According to the Court, the territorial scope of the Convention varies with the particular set of obligations in question.
In keeping with Christmas spirit, here’s my next post on the Genocide Convention.
Can a state be responsible for genocide? What does that even mean? Aren’t international crimes, in the sage words of the Nuremberg Tribunal, committed by men, not by abstract entities?Can a state even possess genocidal intent, a basic requirement for the crime of genocide?
A full answer to this question requires revisiting many old debates, particularly those during the drafting of the Genocide Convention and on then Draft Article 19 on state crimes of the International Law Commission’s project on state responsibility, that was removed from the final ILC Articles.
If there is one thing is made clear from an examination of the Convention’s travaux, as well as state practice, that is that states have excluded any form of state criminal responsibility for the crime of genocide or any other international crime. That does not mean, however, that no state responsibility exists. In my EJIL article on state responsibility for genocide, I’ve argued that the attribution model developed by the ILC, coupled with the fundamental distinction between primary and secondary rules of state responsibility, provides a simple answer to the conundrum of state responsibility for international crimes. If an individual commits an international crime such as genocide, and if the acts of this individual are attributable to a state, pursuant to the generally applicable secondary rules of attribution (if, for example, the individual is a state organ), than the state is responsible for the crime committed by that individual as an internationally wrongful act.

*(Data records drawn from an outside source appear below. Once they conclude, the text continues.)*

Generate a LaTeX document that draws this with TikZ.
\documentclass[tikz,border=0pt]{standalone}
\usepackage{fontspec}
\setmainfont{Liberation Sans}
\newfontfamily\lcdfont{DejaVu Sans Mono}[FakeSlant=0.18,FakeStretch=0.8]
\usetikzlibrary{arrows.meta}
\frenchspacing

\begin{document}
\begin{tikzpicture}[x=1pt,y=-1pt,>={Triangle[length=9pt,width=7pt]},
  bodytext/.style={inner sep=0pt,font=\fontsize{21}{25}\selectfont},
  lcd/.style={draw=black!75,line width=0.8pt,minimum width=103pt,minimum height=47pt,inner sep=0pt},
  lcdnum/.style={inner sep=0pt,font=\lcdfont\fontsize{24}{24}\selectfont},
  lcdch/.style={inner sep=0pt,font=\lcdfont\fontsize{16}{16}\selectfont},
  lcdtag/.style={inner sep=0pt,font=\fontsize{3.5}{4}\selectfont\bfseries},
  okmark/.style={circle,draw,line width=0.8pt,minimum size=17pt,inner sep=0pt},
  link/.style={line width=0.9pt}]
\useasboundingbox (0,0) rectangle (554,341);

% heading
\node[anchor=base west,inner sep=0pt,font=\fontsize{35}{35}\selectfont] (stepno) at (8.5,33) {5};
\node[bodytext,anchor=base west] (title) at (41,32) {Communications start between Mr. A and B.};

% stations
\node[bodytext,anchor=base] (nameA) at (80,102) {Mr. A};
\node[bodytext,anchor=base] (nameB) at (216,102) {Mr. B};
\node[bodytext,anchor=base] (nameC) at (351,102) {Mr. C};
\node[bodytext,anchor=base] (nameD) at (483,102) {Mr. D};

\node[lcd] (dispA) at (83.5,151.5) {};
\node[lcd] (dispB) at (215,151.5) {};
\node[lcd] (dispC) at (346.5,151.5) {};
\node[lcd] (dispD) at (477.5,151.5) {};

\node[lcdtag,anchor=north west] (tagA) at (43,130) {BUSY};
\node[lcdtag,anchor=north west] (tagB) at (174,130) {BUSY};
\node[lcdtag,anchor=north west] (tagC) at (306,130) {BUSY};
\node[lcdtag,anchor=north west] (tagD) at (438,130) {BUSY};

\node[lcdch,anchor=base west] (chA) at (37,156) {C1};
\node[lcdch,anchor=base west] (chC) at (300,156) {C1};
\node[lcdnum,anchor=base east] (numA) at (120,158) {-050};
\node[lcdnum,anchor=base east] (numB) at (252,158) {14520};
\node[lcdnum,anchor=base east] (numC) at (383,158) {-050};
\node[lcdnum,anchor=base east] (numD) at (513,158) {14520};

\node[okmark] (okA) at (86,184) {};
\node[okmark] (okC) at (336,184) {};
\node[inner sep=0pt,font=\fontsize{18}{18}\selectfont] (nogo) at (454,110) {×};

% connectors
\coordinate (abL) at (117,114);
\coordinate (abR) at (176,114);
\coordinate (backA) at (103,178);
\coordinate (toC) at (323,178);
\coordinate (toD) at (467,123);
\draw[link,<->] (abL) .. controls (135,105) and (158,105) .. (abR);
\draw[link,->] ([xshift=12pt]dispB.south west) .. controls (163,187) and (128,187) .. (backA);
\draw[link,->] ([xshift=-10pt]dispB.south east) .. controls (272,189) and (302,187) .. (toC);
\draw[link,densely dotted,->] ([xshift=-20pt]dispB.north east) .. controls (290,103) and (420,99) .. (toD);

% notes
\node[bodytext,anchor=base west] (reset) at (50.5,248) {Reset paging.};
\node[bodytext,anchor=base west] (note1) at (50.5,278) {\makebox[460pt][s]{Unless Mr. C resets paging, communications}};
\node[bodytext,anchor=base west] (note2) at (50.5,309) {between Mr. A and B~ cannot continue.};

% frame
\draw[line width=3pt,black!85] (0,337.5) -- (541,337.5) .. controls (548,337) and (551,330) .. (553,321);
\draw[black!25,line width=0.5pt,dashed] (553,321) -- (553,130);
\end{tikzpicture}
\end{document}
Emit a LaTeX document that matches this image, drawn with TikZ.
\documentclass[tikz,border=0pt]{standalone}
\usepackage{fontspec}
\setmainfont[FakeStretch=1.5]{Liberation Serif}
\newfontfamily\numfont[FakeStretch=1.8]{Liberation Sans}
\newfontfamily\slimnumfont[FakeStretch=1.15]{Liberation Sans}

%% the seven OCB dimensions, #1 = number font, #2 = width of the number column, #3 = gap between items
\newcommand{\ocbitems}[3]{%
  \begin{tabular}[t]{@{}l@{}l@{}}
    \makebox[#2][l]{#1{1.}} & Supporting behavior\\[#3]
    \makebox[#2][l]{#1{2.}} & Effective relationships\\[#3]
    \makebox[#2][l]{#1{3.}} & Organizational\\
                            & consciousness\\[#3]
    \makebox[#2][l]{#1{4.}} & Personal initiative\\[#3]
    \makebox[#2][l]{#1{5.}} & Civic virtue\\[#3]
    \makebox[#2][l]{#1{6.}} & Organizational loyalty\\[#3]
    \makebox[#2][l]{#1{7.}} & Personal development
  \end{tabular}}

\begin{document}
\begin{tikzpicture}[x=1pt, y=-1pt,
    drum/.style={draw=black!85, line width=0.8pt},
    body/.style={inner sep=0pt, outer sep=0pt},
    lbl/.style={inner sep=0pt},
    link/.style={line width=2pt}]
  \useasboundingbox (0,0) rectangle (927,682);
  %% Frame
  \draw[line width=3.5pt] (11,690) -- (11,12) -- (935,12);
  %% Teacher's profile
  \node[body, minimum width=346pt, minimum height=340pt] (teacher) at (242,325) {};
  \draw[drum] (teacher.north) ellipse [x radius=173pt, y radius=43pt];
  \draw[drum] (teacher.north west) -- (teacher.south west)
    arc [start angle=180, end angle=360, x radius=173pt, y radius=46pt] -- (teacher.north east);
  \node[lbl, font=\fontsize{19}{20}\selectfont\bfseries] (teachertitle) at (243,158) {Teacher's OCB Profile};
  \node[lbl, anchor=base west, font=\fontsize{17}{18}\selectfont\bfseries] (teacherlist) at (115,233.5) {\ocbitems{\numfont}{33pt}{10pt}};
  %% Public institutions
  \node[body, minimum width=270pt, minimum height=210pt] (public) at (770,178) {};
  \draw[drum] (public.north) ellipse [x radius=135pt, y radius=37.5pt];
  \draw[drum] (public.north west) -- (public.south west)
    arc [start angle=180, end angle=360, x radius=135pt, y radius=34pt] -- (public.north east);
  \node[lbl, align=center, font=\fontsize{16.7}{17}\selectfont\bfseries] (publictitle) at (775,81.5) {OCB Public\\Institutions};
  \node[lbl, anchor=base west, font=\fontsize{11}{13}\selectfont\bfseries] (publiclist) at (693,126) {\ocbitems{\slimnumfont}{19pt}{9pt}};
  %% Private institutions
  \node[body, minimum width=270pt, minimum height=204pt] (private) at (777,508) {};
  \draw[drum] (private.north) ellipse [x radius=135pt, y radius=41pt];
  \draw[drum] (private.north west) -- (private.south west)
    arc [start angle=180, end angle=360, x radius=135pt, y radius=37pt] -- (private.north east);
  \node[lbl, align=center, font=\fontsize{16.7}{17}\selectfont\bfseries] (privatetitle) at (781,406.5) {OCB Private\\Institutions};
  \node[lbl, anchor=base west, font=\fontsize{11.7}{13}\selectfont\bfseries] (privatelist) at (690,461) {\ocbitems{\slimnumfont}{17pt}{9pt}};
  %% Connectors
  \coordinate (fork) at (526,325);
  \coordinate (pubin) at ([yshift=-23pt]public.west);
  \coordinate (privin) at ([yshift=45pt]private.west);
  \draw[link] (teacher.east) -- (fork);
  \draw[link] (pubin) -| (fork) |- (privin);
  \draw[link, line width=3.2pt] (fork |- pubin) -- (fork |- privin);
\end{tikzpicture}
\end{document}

This responsibility is again not criminal, but the regular state responsibility recognized in international law, that carries with itobligations of cessation and reparation. It rests on a primary obligation of states not to have individuals whose acts are attributable to them to commit international crimes. Genocide is thus at the same time both an international crime, for which individuals are criminally responsible, and an internationally wrongful act, for which states to which the acts are attributable bear their own responsibility. That does not mean there is a ‘tort’ of genocide or ‘civil’ genocide in international law – genocide still, at all times, remains an international crime, and its elements must be proven to the exacting standards demanded by the relevant body of primary rules. Thus, for example, though a state – an abstract entity – cannot have genocidal intent, such intent of the individuals whose acts are being attributed to the state must be conclusively established.
The next question is whether this type of responsibility, that in my view undoubtedly exists in customary international law, also exists within the (jurisdictional) confines of the Genocide Convention. The ICJ gave an answer to this question in the Bosnian Genocide case.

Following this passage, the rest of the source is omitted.